Question hangs over rural broadband: do many want it?

Most inaccessible and most expensive to reach rural homes least likely to use service

Minister for Communications Richard Bruton says the bidder expects to get to 80 per cent take-up after five years. Some sources say this is   unrealistic. Photograph:  Michael Smith/Getty

Minister for Communications Richard Bruton says the bidder expects to get to 80 per cent take-up after five years. Some sources say this is unrealistic. Photograph: Michael Smith/Getty

 

With a lengthy Cabinet debate on the decision on Tuesday, heavy leaking in advance and an eight-Minister strong panel at the announcement, there was little doubt that the Government was going full-steam ahead with the National Broadband Plan.

Though there has been criticism of the plan from inside and outside Government – including an unprecedented registering of objections from officials in the Department of Public Expenditure in Cabinet documentation circulated to Ministers in recent days – the Taoiseach and his Ministers had decided some time ago that the project had to go ahead.

Partly that’s because some of them are convinced by the argument they presented on Tuesday that 100 per cent broadband coverage is essential for the social and economic development of the country – that it is, as Minister for Communications Richard Bruton said, “as important as power and water”.

Others want to make sure that investment flows to rural Ireland – “No one could object to a bit of broadband for rural Ireland”, Minister for Rural Affairs Michael Ring thundered.
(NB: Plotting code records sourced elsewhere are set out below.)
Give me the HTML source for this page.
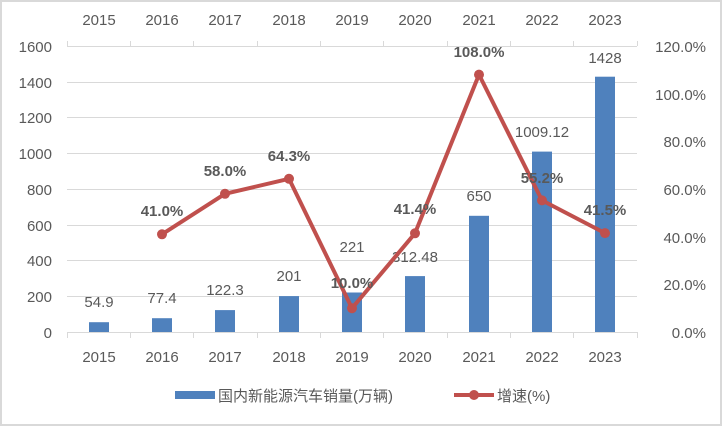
<!DOCTYPE html>
<html><head><meta charset="utf-8"><style>
html,body{margin:0;padding:0;background:#fff}
svg{display:block}
text{font-family:"Liberation Sans Narrow","Liberation Sans","Noto Sans CJK SC",sans-serif;fill:#595959}
</style></head><body>
<svg width="722" height="426" viewBox="0 0 722 426" xmlns="http://www.w3.org/2000/svg">
<rect x="1" y="1" width="720" height="424" fill="#fff" stroke="#d9d9d9" stroke-width="2"/>
<g stroke="#d9d9d9" stroke-width="1">
<line x1="67" x2="637" y1="46.5" y2="46.5"/>
<line x1="67" x2="637" y1="82.5" y2="82.5"/>
<line x1="67" x2="637" y1="117.5" y2="117.5"/>
<line x1="67" x2="637" y1="153.5" y2="153.5"/>
<line x1="67" x2="637" y1="189.5" y2="189.5"/>
<line x1="67" x2="637" y1="225.5" y2="225.5"/>
<line x1="67" x2="637" y1="260.5" y2="260.5"/>
<line x1="67" x2="637" y1="296.5" y2="296.5"/>
<line x1="67" x2="637" y1="332.5" y2="332.5"/>
</g>
<g stroke="#d9d9d9" stroke-width="1">
<line x1="67.5" x2="67.5" y1="332" y2="338"/><line x1="130.5" x2="130.5" y1="332" y2="338"/><line x1="193.5" x2="193.5" y1="332" y2="338"/><line x1="257.5" x2="257.5" y1="332" y2="338"/><line x1="320.5" x2="320.5" y1="332" y2="338"/><line x1="383.5" x2="383.5" y1="332" y2="338"/><line x1="447.5" x2="447.5" y1="332" y2="338"/><line x1="510.5" x2="510.5" y1="332" y2="338"/><line x1="573.5" x2="573.5" y1="332" y2="338"/><line x1="637.5" x2="637.5" y1="332" y2="338"/>
<line x1="67.5" x2="67.5" y1="41" y2="46"/><line x1="130.5" x2="130.5" y1="41" y2="46"/><line x1="193.5" x2="193.5" y1="41" y2="46"/><line x1="257.5" x2="257.5" y1="41" y2="46"/><line x1="320.5" x2="320.5" y1="41" y2="46"/><line x1="383.5" x2="383.5" y1="41" y2="46"/><line x1="447.5" x2="447.5" y1="41" y2="46"/><line x1="510.5" x2="510.5" y1="41" y2="46"/><line x1="573.5" x2="573.5" y1="41" y2="46"/><line x1="637.5" x2="637.5" y1="41" y2="46"/>
</g>
<g fill="#4f81bd">
<rect x="89" y="322.2" width="20" height="9.8"/>
<rect x="152" y="318.2" width="20" height="13.8"/>
<rect x="215" y="310.1" width="20" height="21.9"/>
<rect x="279" y="296.1" width="20" height="35.9"/>
<rect x="342" y="292.5" width="20" height="39.5"/>
<rect x="405" y="276.1" width="20" height="55.9"/>
<rect x="469" y="215.8" width="20" height="116.2"/>
<rect x="532" y="151.6" width="20" height="180.4"/>
<rect x="595" y="76.7" width="20" height="255.3"/>
</g>
<g font-size="15" text-anchor="middle">
<text x="99" y="25">2015</text><text x="162" y="25">2016</text><text x="225" y="25">2017</text><text x="289" y="25">2018</text><text x="352" y="25">2019</text><text x="415" y="25">2020</text><text x="479" y="25">2021</text><text x="542" y="25">2022</text><text x="605" y="25">2023</text>
<text x="99" y="362">2015</text><text x="162" y="362">2016</text><text x="225" y="362">2017</text><text x="289" y="362">2018</text><text x="352" y="362">2019</text><text x="415" y="362">2020</text><text x="479" y="362">2021</text><text x="542" y="362">2022</text><text x="605" y="362">2023</text>
</g>
<g font-size="15" text-anchor="end">
<text x="52" y="52">1600</text><text x="52" y="88">1400</text><text x="52" y="123">1200</text><text x="52" y="159">1000</text><text x="52" y="195">800</text><text x="52" y="231">600</text><text x="52" y="266">400</text><text x="52" y="302">200</text><text x="52" y="338">0</text>
<text x="706" y="52">120.0%</text><text x="706" y="100">100.0%</text><text x="706" y="147">80.0%</text><text x="706" y="195">60.0%</text><text x="706" y="243">40.0%</text><text x="706" y="290">20.0%</text><text x="706" y="338">0.0%</text>
</g>
<g font-size="15" text-anchor="middle">
<text x="99" y="307">54.9</text><text x="162" y="303">77.4</text><text x="225" y="295">122.3</text><text x="289" y="281">201</text><text x="352" y="252">221</text><text x="415" y="262">312.48</text><text x="479" y="201">650</text><text x="542" y="137">1009.12</text><text x="605" y="63">1428</text>
</g>
<polyline points="162,234.3 225,193.8 289,178.8 352,308.2 415,233.3 479,74.6 542,200.4 605,233.1" fill="none" stroke="#c0504d" stroke-width="4" stroke-linejoin="round"/>
<g fill="#c0504d">
<circle cx="162" cy="234.3" r="5"/><circle cx="225" cy="193.8" r="5"/><circle cx="289" cy="178.8" r="5"/><circle cx="352" cy="308.2" r="5"/><circle cx="415" cy="233.3" r="5"/><circle cx="479" cy="74.6" r="5"/><circle cx="542" cy="200.4" r="5"/><circle cx="605" cy="233.1" r="5"/>
</g>
<g font-size="15" font-weight="bold" text-anchor="middle" style="fill:#404040">
<text x="162" y="216">41.0%</text><text x="225" y="176">58.0%</text><text x="289" y="161">64.3%</text><text x="352" y="288">10.0%</text><text x="415" y="214">41.4%</text><text x="479" y="57">108.0%</text><text x="542" y="183">55.2%</text><text x="605" y="215">41.5%</text>
</g>
<rect x="175" y="391" width="40" height="8" fill="#4f81bd"/>
<text x="218" y="401" font-size="15">国内新能源汽车销量(万辆)</text>
<line x1="454" x2="494" y1="395" y2="395" stroke="#c0504d" stroke-width="4"/>
<circle cx="474" cy="395" r="5" fill="#c0504d"/>
<text x="497" y="401" font-size="15">增速(%)</text>
</svg>
</body></html>
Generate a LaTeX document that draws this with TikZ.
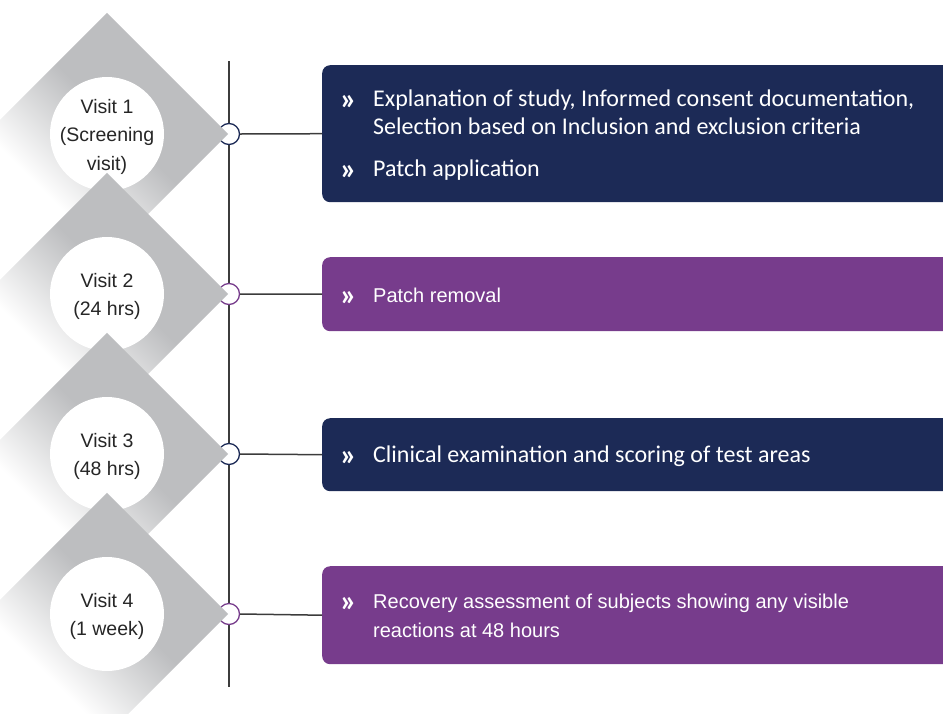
\documentclass[tikz,border=0pt]{standalone}
\usepackage{fontspec}
\setmainfont{Liberation Sans}
\newfontfamily\calfont{Carlito}
\definecolor{navy}{HTML}{1C2A56}
\definecolor{plum}{HTML}{773C8C}
\definecolor{diagray}{HTML}{BDBEC0}
\definecolor{linegray}{HTML}{3C3C3C}
% white along one side of the square, grey from about the middle to the opposite side
\pgfdeclarehorizontalshading{diamondfade}{100bp}{color(0bp)=(white); color(25bp)=(white); color(54bp)=(diagray); color(75bp)=(diagray); color(100bp)=(diagray)}
\tikzset{
  spine/.style={draw=linegray, line width=1.5pt},
  visitcircle/.style={circle, fill=white, minimum size=114pt, inner sep=0pt, align=center,
    font=\fontsize{19.5}{28.5}\selectfont, text=black!85},
  dot/.style={circle, fill=white, line width=1.3pt, minimum size=21pt, inner sep=0pt},
  stepbox/.style={rounded corners=8pt, anchor=north west, minimum width=640pt, inner sep=0pt},
  bullet/.style={anchor=base west, text=white, font=\calfont\bfseries\fontsize{31}{28}\selectfont, inner sep=0pt, yshift=-3pt},
  caltext/.style={anchor=base west, text=white, align=left, inner sep=0pt, font=\calfont\fontsize{24}{28}\selectfont},
  ariatext/.style={anchor=base west, text=white, align=left, inner sep=0pt, font=\fontsize{20}{29}\selectfont},
}
% a square turned by 45 degrees about its centre, grey towards the upper right
\newcommand{\visitdiamond}[2]{%
  \begin{scope}[transform canvas={shift={(#1,#2)}, rotate=45}]
    \shade[shading=diamondfade] (-85.6,-85.6) rectangle (85.6,85.6);
  \end{scope}}
\begin{document}
\begin{tikzpicture}[x=1pt, y=-1pt]
\useasboundingbox (0,0) rectangle (943,713);

% timeline spine
\coordinate (top) at (229,61);
\coordinate (bot) at (229,687);
\draw[spine] (top) -- (bot);

% step boxes
\node[stepbox, fill=navy, minimum height=137pt] (b1) at (322,65) {};
\node[stepbox, fill=plum, minimum height=74pt] (b2) at (322,257) {};
\node[stepbox, fill=navy, minimum height=73pt] (b3) at (322,418) {};
\node[stepbox, fill=plum, minimum height=98pt] (b4) at (322,566) {};

% timeline dots
\node[dot, draw=navy] (d1) at (229,134) {};
\node[dot, draw=plum] (d2) at (229,294) {};
\node[dot, draw=navy] (d3) at (229,454) {};
\node[dot, draw=plum] (d4) at (229,614) {};

% connectors
\draw[spine] (d1.east) -- (b1.west);
\draw[spine] (d2.east) -- (b2.west);
\draw[spine] (d3.east) -- (b3.west);
\draw[spine] (d4.east) -- (b4.west);

% visit diamonds, each overlapping the previous one
\visitdiamond{107}{134}
\node[visitcircle] (v1) at (107,134) {};
\node[visitcircle, fill=none] (v1t) at (107,136.5) {Visit 1\\(Screening\\visit)};
\visitdiamond{107}{294}
\node[visitcircle] (v2) at (107,294) {};
\node[visitcircle, fill=none] (v2t) at (107,296.5) {Visit 2\\(24 hrs)};
\visitdiamond{107}{454}
\node[visitcircle] (v3) at (107,454) {};
\node[visitcircle, fill=none] (v3t) at (107,456.5) {Visit 3\\(48 hrs)};
\visitdiamond{107}{614}
\node[visitcircle] (v4) at (107,614) {};
\node[visitcircle, fill=none] (v4t) at (107,616.5) {Visit 4\\(1 week)};

% box texts (a node's base is the baseline of its last line)
\node[bullet] (k1) at (340,106) {»};
\node[caltext] (t1) at (373,134) {Explanation of study, Informed consent documentation,\\Selection based on Inclusion and exclusion criteria};
\node[bullet] (k2) at (340,176) {»};
\node[caltext] (t2) at (373,176) {Patch application};

\node[bullet] (k3) at (340,302) {»};
\node[ariatext] (t3) at (373,302) {Patch removal};

\node[bullet] (k4) at (340,462) {»};
\node[caltext] (t4) at (373,462) {Clinical examination and scoring of test areas};

\node[bullet] (k5) at (340,608) {»};
\node[ariatext] (t5) at (373,637) {Recovery assessment of subjects showing any visible\\reactions at 48 hours};
\end{tikzpicture}
\end{document}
But it’s also that there is an unavoidable political context for the move, too. Simply put, a decision to abandon the plan, or go back to the drawing board, or defer a decision would have caused Fine Gael – already nervous about its standing in rural Ireland – grave difficulties. Given that the decision was scheduled during an election campaign, there was only ever going to be one outcome. In fairness, politicians can hardly be expected to exclude politics from their decisions. But they have to justify those decisions on their merits too.

Network ownership

Costs remain a question, though the Government insists that the taxpayer’s contribution will be capped at €3 billion. There was also some grumbling about the fact the State would not own the network it had paid for at the end of the contract.
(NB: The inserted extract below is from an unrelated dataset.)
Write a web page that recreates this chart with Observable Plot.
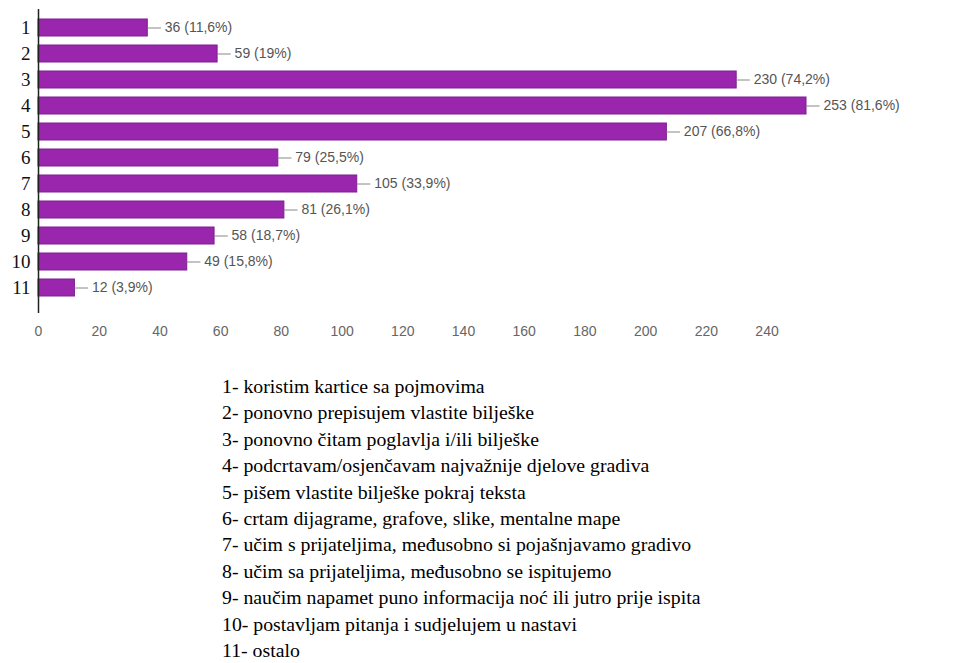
<!DOCTYPE html>
<html>
<head>
<meta charset="utf-8">
<script src="https://cdn.jsdelivr.net/npm/d3@7"></script>
<script src="https://cdn.jsdelivr.net/npm/@observablehq/plot@0.6"></script>
<style>
  html, body { margin: 0; padding: 0; background: #fff; }
  #wrap { position: relative; width: 967px; height: 663px; overflow: hidden; }
  #legend { position: absolute; left: 222px; top: 373px; color: #000; white-space: nowrap; }
</style>
</head>
<body>
<div id="wrap">
  <div id="chart"></div>
  <div id="legend"></div>
</div>
<script>
const categories = ["1","2","3","4","5","6","7","8","9","10","11"];
const counts = [36, 59, 230, 253, 207, 79, 105, 81, 58, 49, 12];
const percents = ["11,6%", "19%", "74,2%", "81,6%", "66,8%", "25,5%", "33,9%", "26,1%", "18,7%", "15,8%", "3,9%"];
const xTicks = [0, 20, 40, 60, 80, 100, 120, 140, 160, 180, 200, 220, 240];
const legendItems = [
  "1- koristim kartice sa pojmovima",
  "2- ponovno prepisujem vlastite bilješke",
  "3- ponovno čitam poglavlja i/ili bilješke",
  "4- podcrtavam/osjenčavam najvažnije djelove gradiva",
  "5- pišem vlastite bilješke pokraj teksta",
  "6- crtam dijagrame, grafove, slike, mentalne mape",
  "7- učim s prijateljima, međusobno si pojašnjavamo gradivo",
  "8- učim sa prijateljima, međusobno se ispitujemo",
  "9- naučim napamet puno informacija noć ili jutro prije ispita",
  "10- postavljam pitanja i sudjelujem u nastavi",
  "11- ostalo"
];

const data = categories.map((c, i) => ({cat: c, v: counts[i], label: `${counts[i]} (${percents[i]})`}));

const chart = Plot.plot({
  width: 967,
  height: 353,
  marginLeft: 38,
  marginRight: 161,
  marginTop: 9,
  marginBottom: 40,
  style: {background: "transparent", overflow: "visible"},
  x: {domain: [0, 253], axis: null},
  y: {domain: categories, padding: 0.35, insetBottom: 7, axis: null},
  marks: [
    Plot.barX(data, {y: "cat", x: "v", fill: "#9a26ad", stroke: "#7d1f8f", strokeWidth: 1}),
    Plot.ruleY(data, {y: "cat", x1: "v", x2: d => d.v + 4.5, stroke: "#888", strokeWidth: 1}),
    Plot.text(data, {y: "cat", x: "v", text: "label", textAnchor: "start", dx: 17, fill: "#555", fontSize: 14, fontFamily: "Liberation Sans, Arial, sans-serif"}),
    Plot.ruleX([0], {stroke: "#222", strokeWidth: 1.5}),
    Plot.axisX({ticks: xTicks, tickSize: 0, tickPadding: 13, line: true, stroke: "#666", strokeWidth: 2, fill: "#666", fontSize: 14, fontFamily: "Liberation Sans, Arial, sans-serif", label: null}),
    Plot.axisY({tickSize: 0, tickPadding: 8, fill: "#111", fontSize: 19, fontFamily: "Liberation Serif, Times New Roman, serif", label: null})
  ]
});
document.getElementById("chart").appendChild(chart);

const leg = document.getElementById("legend");
legendItems.forEach(t => {
  const d = document.createElement("div");
  d.textContent = t;
  d.style.fontFamily = "'Liberation Serif', 'Times New Roman', serif";
  d.style.fontSize = "19.8px";
  d.style.lineHeight = "26.4px";
  leg.appendChild(d);
});
</script>
</body>
</html>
But perhaps the greatest uncertainty about the plan concerns the likely take-up of the service. In other words, the State will spend an awful lot of money to bring broadband to the doors – or at least the front gate – of the entire population. But how many of them will actually want to sign up to the service?

Last year, Eir reported that just 28,000 homes of the 200,000 offered the service in rural areas had signed up for broadband packages – a take-up rate of just 14 per cent. The company no longer publishes this data, though industry sources say that it would be expected to double as the service beds in and more people take it up. Even still, broadband providers are still looking at a take-up rate of less than half.

On Tuesday, Bruton said the bidder expects to get to 80 per cent take-up after five years. Some sources believe that is highly optimistic. Others are more blunt and say it’s completely unrealistic.

Remote demand

Perhaps even more relevant to the current plan is that industry sources say that there is a strong correlation between how remote houses are, and how likely they are to sign up for broadband services. In other words, the houses which are the most inaccessible are precisely the ones where take-up of broadband services will be at the lowest rate. This matters, because it is reaching the most remote 20 per cent of houses that accounts for 80 per cent of the cost, say those familiar with the costings of the plan. The bulk of the money will be spent providing broadband for the people who are, on past behaviour, least likely to use it. Research conducted for the private broadband providers bears this out, sources say.

Given this fact, it is perhaps surprising that the Department of Communications did not undertake a detailed survey of the areas and of the people on whom they now plan to spend such vast sums of public money bringing broadband. Amid all the talk of a bright new, internet-enabled future, there is a curious lacuna: the Government hasn’t actually asked everyone if they want the service or not.